Between shopping, crafting, mining, and looting, it’s easy to fill your cargo bay in Starfield. Bethesda created a ton of items to litter its sprawling sci-fi universe, but not all of them are worth collecting. There’s always a good argument for buying more ammunition or a better suit. For some other items, not so much. Some of them are useful but can be easily crafted or scooped up off the ground for free. Others are downright useless and will increase your encumbrance for no good reason. Here are the Starfield items it’s better not to buy, in no particular order.
There’s nothing wrong with Cheddar Snack Crackers or the other tasty morsels that players can find. They’re typically lightweight and even restore small amounts of health when consumed. If you get in a nasty firefight with some pirates, gobbling up everything in the nearest is actually a good idea. That said, there’s zero reason to buy food in Starfield. It’s everywhere. From the fanciest club to the grimiest spaceship, there’s food lying around all over the place. There’s really no excuse for weighing yourself down with pizza and pie when you can just carry a few healing items instead.
Buying drinks is a waste of time and money for exactly the same reasons as food. Beverages are everywhere, so the player will never go long without seeing them. Some beverages grant additional buffs beyond their normal healing effects, like boosting O2 for a few minutes. Those perks are nice, especially if you stack a number of complimentary buffs.
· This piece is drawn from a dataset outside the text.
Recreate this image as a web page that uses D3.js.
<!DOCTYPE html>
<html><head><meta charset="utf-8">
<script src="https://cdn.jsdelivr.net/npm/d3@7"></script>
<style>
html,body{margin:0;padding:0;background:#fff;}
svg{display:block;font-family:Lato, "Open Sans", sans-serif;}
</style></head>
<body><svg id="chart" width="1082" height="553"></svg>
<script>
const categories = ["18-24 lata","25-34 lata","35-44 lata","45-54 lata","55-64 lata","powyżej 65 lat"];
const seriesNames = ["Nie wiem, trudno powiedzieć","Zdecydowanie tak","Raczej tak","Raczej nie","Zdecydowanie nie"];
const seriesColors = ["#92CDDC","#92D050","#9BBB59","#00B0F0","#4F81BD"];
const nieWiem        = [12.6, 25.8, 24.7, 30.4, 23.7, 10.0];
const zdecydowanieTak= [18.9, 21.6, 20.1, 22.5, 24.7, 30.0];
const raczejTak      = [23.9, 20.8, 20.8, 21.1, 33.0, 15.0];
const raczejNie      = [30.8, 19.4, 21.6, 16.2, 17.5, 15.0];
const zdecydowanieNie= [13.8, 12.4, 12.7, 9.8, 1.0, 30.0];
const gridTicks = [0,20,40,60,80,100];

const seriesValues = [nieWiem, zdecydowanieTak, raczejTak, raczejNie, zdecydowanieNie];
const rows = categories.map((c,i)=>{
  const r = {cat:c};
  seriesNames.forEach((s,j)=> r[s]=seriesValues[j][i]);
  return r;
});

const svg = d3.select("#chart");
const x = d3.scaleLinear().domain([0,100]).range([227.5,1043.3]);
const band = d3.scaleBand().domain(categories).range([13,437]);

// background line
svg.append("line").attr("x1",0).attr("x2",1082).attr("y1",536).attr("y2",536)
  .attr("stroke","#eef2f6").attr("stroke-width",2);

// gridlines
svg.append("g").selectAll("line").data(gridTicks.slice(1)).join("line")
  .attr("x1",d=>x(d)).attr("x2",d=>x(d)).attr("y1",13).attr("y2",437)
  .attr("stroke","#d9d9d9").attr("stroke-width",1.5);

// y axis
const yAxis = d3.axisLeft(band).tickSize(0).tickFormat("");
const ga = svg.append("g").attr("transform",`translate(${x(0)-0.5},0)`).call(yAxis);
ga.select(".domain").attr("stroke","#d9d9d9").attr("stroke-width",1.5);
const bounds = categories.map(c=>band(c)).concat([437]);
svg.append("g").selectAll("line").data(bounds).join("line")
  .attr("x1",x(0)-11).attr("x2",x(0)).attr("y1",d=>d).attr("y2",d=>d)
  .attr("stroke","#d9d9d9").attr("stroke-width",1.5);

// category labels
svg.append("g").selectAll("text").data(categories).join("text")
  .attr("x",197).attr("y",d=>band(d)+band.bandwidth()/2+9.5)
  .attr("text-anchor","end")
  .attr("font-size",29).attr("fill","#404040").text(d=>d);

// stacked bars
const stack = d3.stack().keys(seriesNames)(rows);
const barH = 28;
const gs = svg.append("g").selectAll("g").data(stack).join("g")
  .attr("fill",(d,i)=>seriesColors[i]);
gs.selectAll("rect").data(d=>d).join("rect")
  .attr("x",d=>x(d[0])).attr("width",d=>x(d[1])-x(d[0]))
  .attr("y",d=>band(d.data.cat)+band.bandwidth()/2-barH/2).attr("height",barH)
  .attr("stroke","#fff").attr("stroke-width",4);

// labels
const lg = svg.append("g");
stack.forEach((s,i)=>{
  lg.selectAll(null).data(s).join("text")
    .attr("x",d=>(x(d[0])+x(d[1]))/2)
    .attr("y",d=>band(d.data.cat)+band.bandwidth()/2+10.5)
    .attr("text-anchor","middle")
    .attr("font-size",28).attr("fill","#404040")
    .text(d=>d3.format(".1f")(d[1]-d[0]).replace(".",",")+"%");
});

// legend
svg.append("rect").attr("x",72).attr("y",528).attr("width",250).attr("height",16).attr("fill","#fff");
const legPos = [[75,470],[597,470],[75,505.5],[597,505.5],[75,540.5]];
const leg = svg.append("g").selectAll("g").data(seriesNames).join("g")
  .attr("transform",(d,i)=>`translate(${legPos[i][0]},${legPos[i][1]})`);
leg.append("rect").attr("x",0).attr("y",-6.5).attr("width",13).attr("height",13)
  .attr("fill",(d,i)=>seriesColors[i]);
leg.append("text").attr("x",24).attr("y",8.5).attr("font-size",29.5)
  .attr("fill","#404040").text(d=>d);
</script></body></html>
Even with those caveats, drinks are better off left at home. You can get better versions of the same buffs with other items, so there’s no argument for keeping a ton of drinks around. If you’re desperate for a tiny health boost, drink away, but otherwise, don’t waste your time or credits. On the list of Starfield items not to buy, beverages are up there.
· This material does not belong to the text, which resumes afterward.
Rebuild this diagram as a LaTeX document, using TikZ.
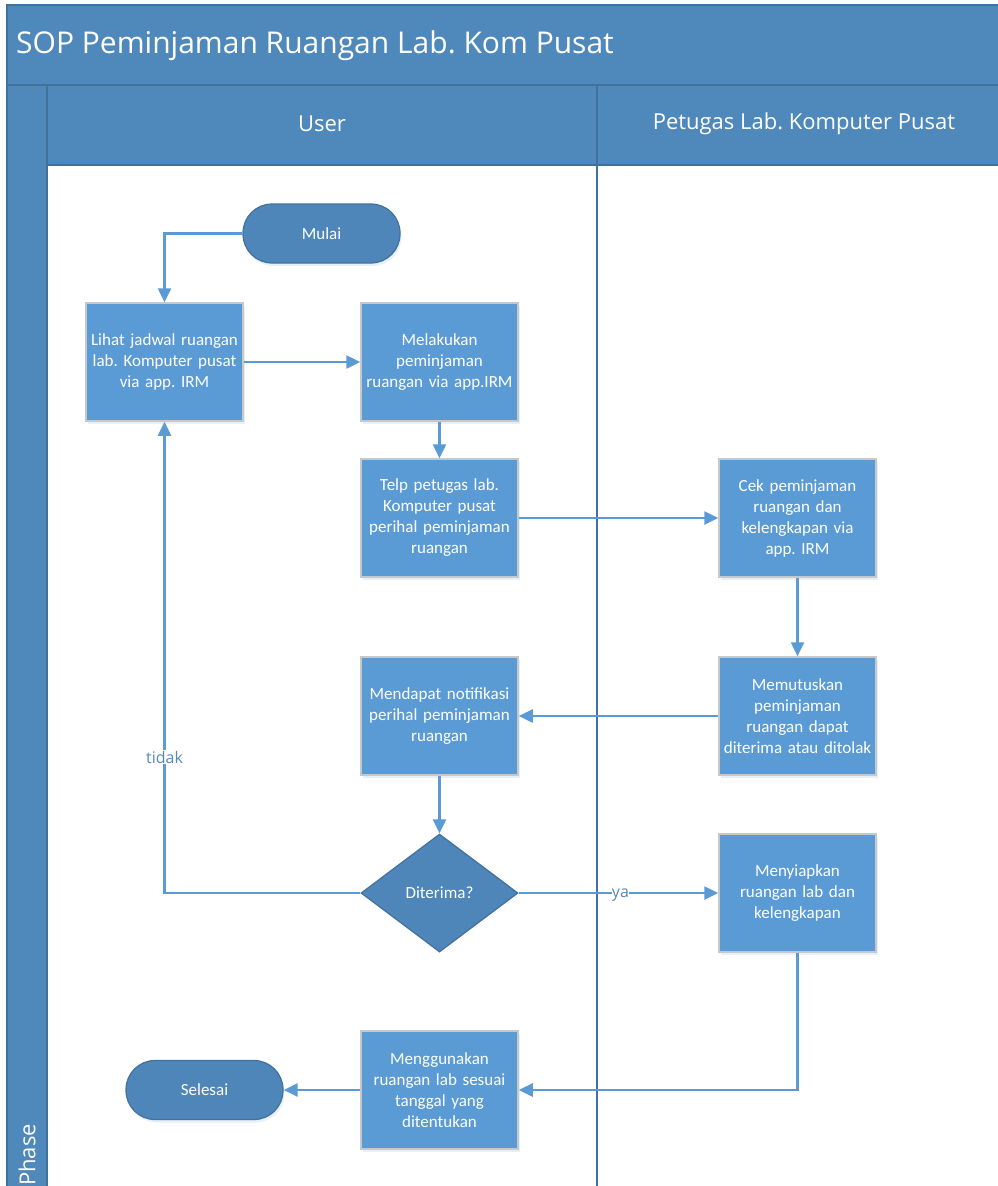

Fiber is not one of the worst items, just one of the worst to buy. It’s a common component, and as such, it’s used in a number of crafting recipes. Despite how useful Fiber is, there’s no need to purchase it because it can be easily found in the wild. As long as you’re okay with wandering the proc-gen wilderness in search of crafting components, your pockets will be laden with Fiber before you know it. Given that Fiber is such a basic resource, one would expect to be able to find it early on. That’s exactly the case. Jemison, the same planet where the Lodge is located, is an excellent source of Fiber, so if you’re eager to get crafting at the beginning of the game, help yourself to some free Fiber in the wild.
Like Fiber, Nutrient is a common organic resource that players need for a variety of crafting recipes. If you’re the kind of player who enjoys putting in some serious time at the crafting bench making mods for your weapons and armor, you’re going to need plenty of Nutrient. This resource is also used for some outpost items, so if you have a base in the works, you’ll end up needing this resource eventually. Nutrient can be collected from plants in Starfield, so it’s better not to buy this resource from shops. Just head into the wild and use your scanner to locate some plants ripe for harvesting.
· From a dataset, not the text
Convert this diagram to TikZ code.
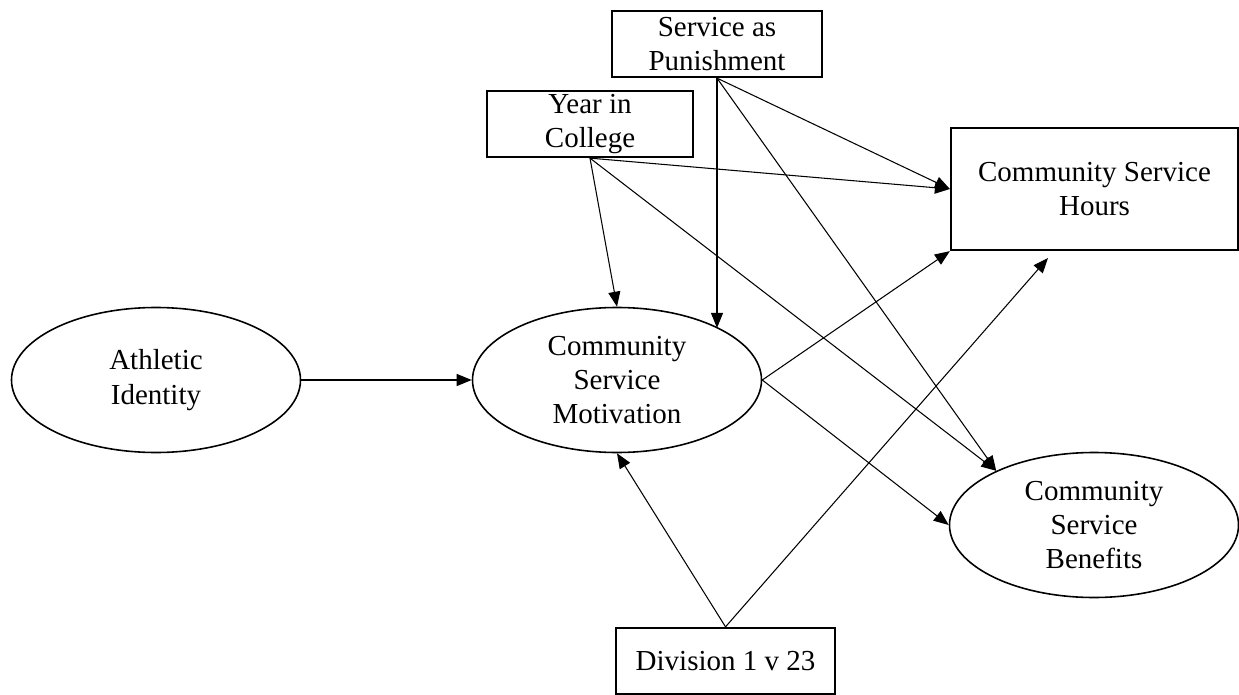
\documentclass[tikz,border=0pt]{standalone}
\usepackage{fontspec}
\setmainfont{Liberation Serif}
\usetikzlibrary{arrows.meta,positioning,shapes.geometric,calc}
\definecolor{ink}{RGB}{0,0,0}
\tikzset{
  >={Triangle[length=3mm,width=2.4mm]},
  var/.style={draw=ink,line width=0.9pt,align=center,inner sep=0pt,
    font=\fontsize{16.5}{19.5}\selectfont},
  latent/.style={var,ellipse,minimum width=#1,minimum height=2.9cm},
  latent/.default=5.78cm,
  obsbox/.style={var,rectangle,line width=1.3pt,minimum height=#1},
  obsbox/.default=1.32cm,
  path/.style={->,draw=ink,line width=0.6pt},
}
\begin{document}
\begin{tikzpicture}
  \useasboundingbox (0,0) rectangle (24.78,13.88);
  % latent variables
  \node[latent] (ath) at (3.12,6.28) {Athletic\\Identity};
  \node[latent] (mot) at (12.34,6.28) {Community\\Service\\Motivation};
  \node[latent] (ben) at (21.88,3.38) {Community\\Service\\Benefits};
  % observed variables
  \node[obsbox=2.44cm,minimum width=5.74cm] (hrs) at (21.89,10.1) {Community Service\\Hours};
  \node[obsbox,minimum width=4.12cm] (yic) at (11.8,11.4) {Year in\\College};
  \node[obsbox,minimum width=4.2cm] (sap) at (14.34,13.0) {Service as\\Punishment};
  \node[obsbox,minimum width=4.38cm] (div) at (14.51,0.66) {Division 1 v 23};
  \coordinate (hrsin) at (20.96,8.72);
  % paths
  \draw[path] (ath) -- (mot);
  \draw[path] (yic.south) -- (mot.north);
  \draw[path] (yic.south) -- (hrs.west);
  \draw[path] (yic.south) -- (ben.151);
  \draw[path] (sap.south) -- (sap.south |- mot.27);
  \draw[path] (sap.south) -- (hrs.west);
  \draw[path] (sap.south) -- (ben.151);
  \draw[path] (mot.east) -- (hrs.south west);
  \draw[path] (mot.east) -- (ben.west);
  \draw[path] (div.north) -- (mot.south);
  \draw[path] (div.north) -- (hrsin);
\end{tikzpicture}
\end{document}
Some players will argue that there is a time and place for buying Injectors. This healing item does have legitimate applications, after all. The list of conditions it can treat is long: Brain Injury, Concussion, Heatstroke, Hernia, Hypothermia, Lung Damage, Poisoning, and Radiation Poisoning. There’s no doubt it’s a good idea to have an Injector or two on hand; it’s just not a good idea to buy them. The reason is simple: the player can find Injectors in labs and med bays throughout the game. As long as you’re diligent in checking your surroundings, you can get a pile of Injectors for free, making it hard to justify the purchase.
Yes, it’s cute. No, you should not buy it. The Plushie Cuddleosaur is a waste of money and one of the worst items in Starfield, at least from a mechanical perspective. You won’t get buffs or healing out of this or any other toy in the game. If you want it strictly for roleplaying purposes or think it would be hilarious to fill your ship with 100 cuddly dinos, fine. Even then, you can simply collect them for free since you’ll find a weird amount of these toys lying around during your travels. If your only interest lies in min-maxing your combat stats, passing on this is a no-brainer.
Starfield is available for PC and Xbox Series X/S.